In [4] the continuity of the Holevo information was considered (which is connected to the classical capacity through regularization) and it was shown that it is continuous for finite dimensional outputs and lower semi-continuous in general.
In [5] a tight bound on the variation of von Neumann entropy of finite dimensional states was found.
In [6] the latter was used to study the entanglement of formation.
In [7] the continuity of the relative entropy of entanglement was proven.
In [8] asymptotic entanglement measures were proven to be continuous in any open set of distallable states.
In [9] this continuity result was generalized to conditional entropy, which was used in [10] to prove the continuity of squashed entanglement.

Solution

The problem was essentially solved in [11]. There it was shown that the classical capacity, the quantum capacity and the private classical capacity are continuous (with respect to the diamond norm), where the variation on arguments $\epsilon$ apart is bounded by a simple function of $\epsilon$ and the channel’s output dimension. Furthermore for quantum capacities in the presence of free backward or two-way classical communication, continuity was proven on the interior of the set of non-zero capacity channels.

References

[1] C. H. Bennett, D. P. DiVincenzo, and J. A. Smolin, Phys. Rev. Lett. 78, 3217 (1997)

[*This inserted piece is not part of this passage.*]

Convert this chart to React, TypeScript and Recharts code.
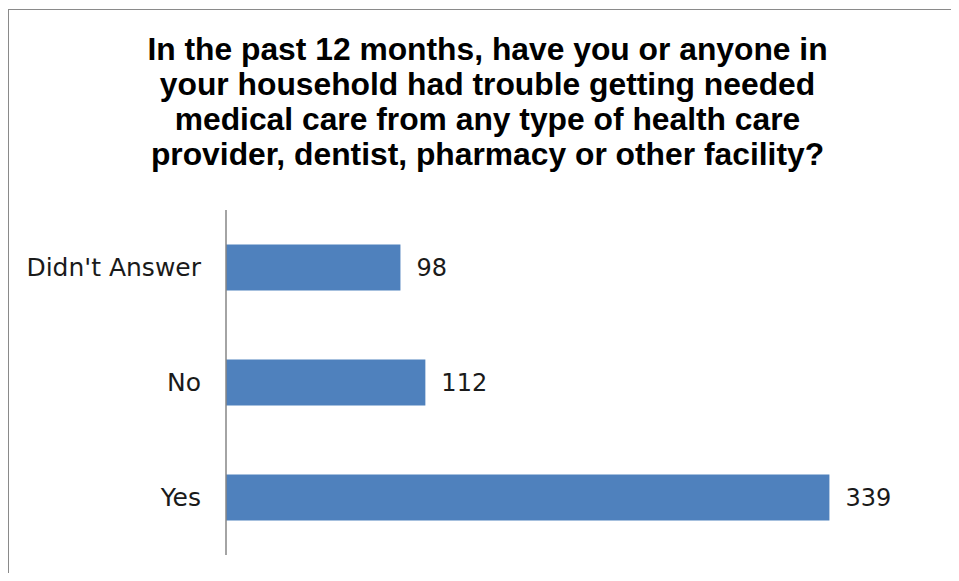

[2] H. Barnum, A. J. Smolin, and B. Terhal, Phys. Rev. A 58, 3496 (1998)

[3] M. Keyl and R. Werner, Lecture Notes in Physics 611, 263 (2002)

[4] M. Shirokov, Comm. Math. Phys. 262, 137 (2006)

[5] M. Fannes, Comm. Math. Phys. 31, 291 (1973)

[6] M. A. Nielsen, Phys. Rev. A 61, 064301 (2000), arxiv:quant-ph/9808086

[7] M. Donald and M. Horodecki, Phys. Lett. A 264, 257 (1999), arxiv:quant-ph/9910002

[8] G. Vidal, arxiv:quant-ph/0203107

[9] R. Alicki and M. Fannes, J. Phys. A: Math. Gen. 37, L55 (2004)

[10] M. Christandl and A. Winter, J. Math. Phys. 45, 829 (2004), arxiv:quant-ph/0308088

[11] D. Leung and G. Smith, Commun. Math. Phys. 292, 201–215 (2009).